In his second post on making interactive fiction mainstream, Jon Ingold, Creative Director at inkle, explains how the studio is supporting writers with their inklewriter tool.
In my first post I focused on making interactive fiction mainstream among readers, but if interactive stories are going to become common, then there’s a big access issue to overcome. Writing a story is as easy as picking up a pen, but writing interactively means being able to code, at least a little, and that’s before you start thinking about writing a good story, which is the tricky bit!
That’s why we created inklewriter, a free web-app for writing and sharing interactive stories. The app is designed to make writing branching narrative as easy (and as hard!) as writing ordinary prose, by removing the need for coding, and making it easy for writers to keep track of branches, loose ends and unresolved options. It’s being used for short-story competitions, staff training, and in schools as a way getting kids inspired about creative writing, and was recently recognised with a prestigious award from the American Association of School Librarians.
inklewriter for Publishers
Our third major story project was created by New York Times bestselling author, Kelley Armstrong.

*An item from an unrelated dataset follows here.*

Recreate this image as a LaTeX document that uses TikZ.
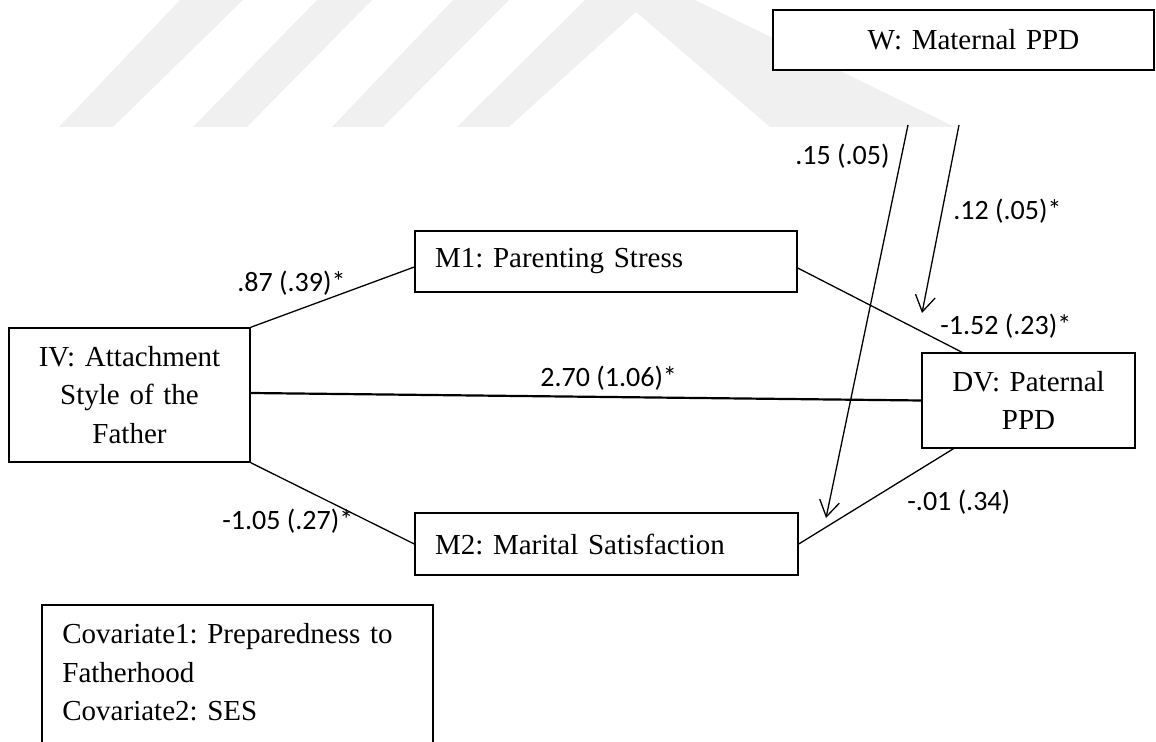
\documentclass[tikz,border=0pt]{standalone}
\usepackage{fontspec}
\setmainfont{Liberation Serif}
\newfontfamily\labfont{Carlito}
\usetikzlibrary{arrows.meta,calc}
\frenchspacing
\begin{document}
\begin{tikzpicture}[x=0.5pt,y=-0.5pt,
  box/.style={draw, line width=0.7pt, fill=white, inner sep=0pt, font=\frenchspacing\fontsize{14.5}{19.25}\selectfont},
  lbl/.style={font=\labfont\fontsize{14}{16}\selectfont, inner sep=0pt, anchor=base west},
  conn/.style={line width=0.65pt},
  arr/.style={line width=0.65pt, -{Straight Barb[length=8pt,width=10pt]}},
  wm/.style={fill=black!6, draw=none}]
\useasboundingbox (0,0) rectangle (1156,742);
\clip (0,0) rectangle (1156,742);
% watermark
\fill[wm] (59,127) -- (113,127) -- (243,0) -- (180,0) -- cycle;
\fill[wm] (193,127) -- (247,127) -- (372,0) -- (317,0) -- cycle;
\fill[wm] (332,127) -- (383,127) -- (509,0) -- (453,0) -- cycle;
\fill[wm] (457,127) -- (585,0) -- (695,0) -- (955,127) -- (770,127) -- (636,12) -- (509,127) -- cycle;
% boxes
\node[box, minimum width=120.5pt, minimum height=67pt, text width=120.5pt, align=center] (iv) at (129.5,395) {IV: Attachment\\Style of the\\Father};
\node[box, minimum width=191pt, minimum height=30.5pt, text width=171pt, align=left] (m1) at (606,261.5) {M1: Parenting Stress};
\node[box, minimum width=191.5pt, minimum height=31pt, text width=171.5pt, align=left] (m2) at (606.5,544) {M2: Marital Satisfaction};
\node[box, minimum width=106.5pt, minimum height=47.5pt, text width=106.5pt, align=center] (dv) at (1028.5,400.5) {DV: Paternal\\PPD};
\node[box, minimum width=190.5pt, minimum height=30pt, text width=190.5pt, align=center] (w) at (963.5,40) {\hspace*{10pt}W: Maternal PPD};
\draw[line width=0.7pt] (42,605) rectangle (433,800);
\node[inner sep=0pt, anchor=north west, text width=185pt, align=left, font=\frenchspacing\fontsize{14.5}{19.25}\selectfont] (cov) at (62,623) {Covariate1: Preparedness to\\Fatherhood\\Covariate2: SES};
% labels
\node[lbl] (l1) at (795,165) {.15 (.05)};
\node[lbl] (l2) at (953,220) {.12 (.05)*};
\node[lbl] (l3) at (237,292) {.87 (.39)*};
\node[lbl] (l4) at (540,387) {2.70 (1.06)*};
\node[lbl] (l5) at (940,335) {-1.52 (.23)*};
\node[lbl] (l6) at (907,511) {-.01 (.34)};
\node[lbl] (l7) at (222,530) {-1.05 (.27)*};
% connectors
\draw[conn] (iv.north east) -- ([yshift=-2.75pt]m1.west);
\draw[conn, line width=1.1pt] ([yshift=1pt]iv.east) -- (dv.west);
\draw[conn] (iv.south east) -- (m2.west);
\draw[conn] ([yshift=-3.25pt]m1.east) -- ($(dv.north west)!0.19!(dv.north east)$);
\draw[conn] (m2.east) -- ($(dv.south west)!0.15!(dv.south east)$);
\coordinate (wa) at (959,125);
\coordinate (ta) at (922,313);
\coordinate (wb) at (908,125);
\coordinate (tb) at (826,518);
\draw[arr] (wa) -- (ta);
\draw[arr] (wb) -- (tb);
\end{tikzpicture}
\end{document}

Her publisher Dutton/ Penguin US asked her to create an entirely new and interactive story setting up the events of her new novel Omens, the first in her Cainsville series.
Using inklewriter – and with no help from us! – Kelley wrote a novella-length tale that we then turned into an interactive graphic novel app, released for iPad and iPhone as Kelley Armstrong’s Cainsville Files.
We think this is the first time a New York Times #1 best-selling author has written interactive fiction; and it’s certainly the first time we’ve had a major author using our platform to create new content. We hope to see further collaborations in the future, and we’ll soon be opening up the inklewriter data format, to allow other developers to use the site to create apps of their own.
So what’s next?
In two years, we’ve seen a huge growth in interactive storytelling, with lots of projects released that mix writing and great text content, with gameplay, choice and consequence, and interactivity, to create experiences that are both compelling and dynamic. But there are several mainstream genres still untried – we’ve yet to see a great break-out interactive murder mystery or any quality science fiction.
New players are emerging daily – the most recent that I’ve seen is Everlove, an interactive romance novel that mixes historical steaminess, casual gameplay, self-test quizzes and a rip-roaring plot into an attractive, pacey package.
Mainstream interactive fiction is coming – and we think writers are going to be at the heart of it.
Jon Ingold is the Creative Director at inkle a company that creates and publishes written content in interactive form.